Aujourd’hui, aucune méthode de comptabilité carbone ou référentiel dédié aux émissions évitées ne reprend le terme de scope 4, à part pour le critiquer. Le Bilan Carbone®, le Bilan GES réglementaire et même les standards dédiés du GHG Protocol refusent d’employer cette appellation. Et pour cause : parler de scope 4 pose plusieurs problèmes. D’abord, il place au même niveau d’importance ce type d’émissions évitées avec les émissions mesurées dans les scopes 1, 2 et 3.
Une entreprise peut tout à fait communiquer côte à côte 10 tonnes d’équivalent CO2 émis et 60 tonnes d’équivalent CO2 évitées. Même sans allégations douteuses de neutralité carbone ou d’impact positif, tout lecteur peut être tenté de faire une simple soustraction. L’estimation d’émissions évitées permet ainsi de minimiser son empreinte carbone réelle. Si le résultat de calcul des GES émis constitue aussi une estimation, il reste beaucoup moins spéculatif.

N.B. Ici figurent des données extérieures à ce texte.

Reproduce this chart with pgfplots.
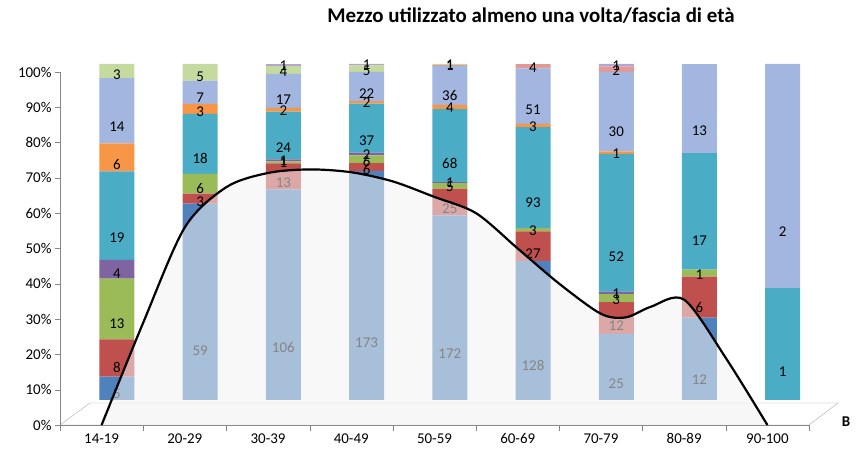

Plus largement, la méthodologie de calcul utilisée pour calculer les émissions de scope 4 est complètement incompatible avec les 3 scopes officiels. Utiliser la même terminologie risquerait donc d’aggraver la confusion à propos de sujets déjà très techniques. Il est tout à fait compréhensible que certaines entreprises souhaitent mettre en avant la contribution positive de leurs produits sur la société. Mais l’exercice est difficile et le risque de greenwashing est non négligeable.
Il est également intéressant de noter que très peu de sociétés calculent les émissions additionnelles qu’elles provoquent en dehors de leur chaîne de valeur. Même dans le cas où un produit participe effectivement à éviter des émissions, il ne représente en aucun cas l’impact global de l’entreprise qui le développe.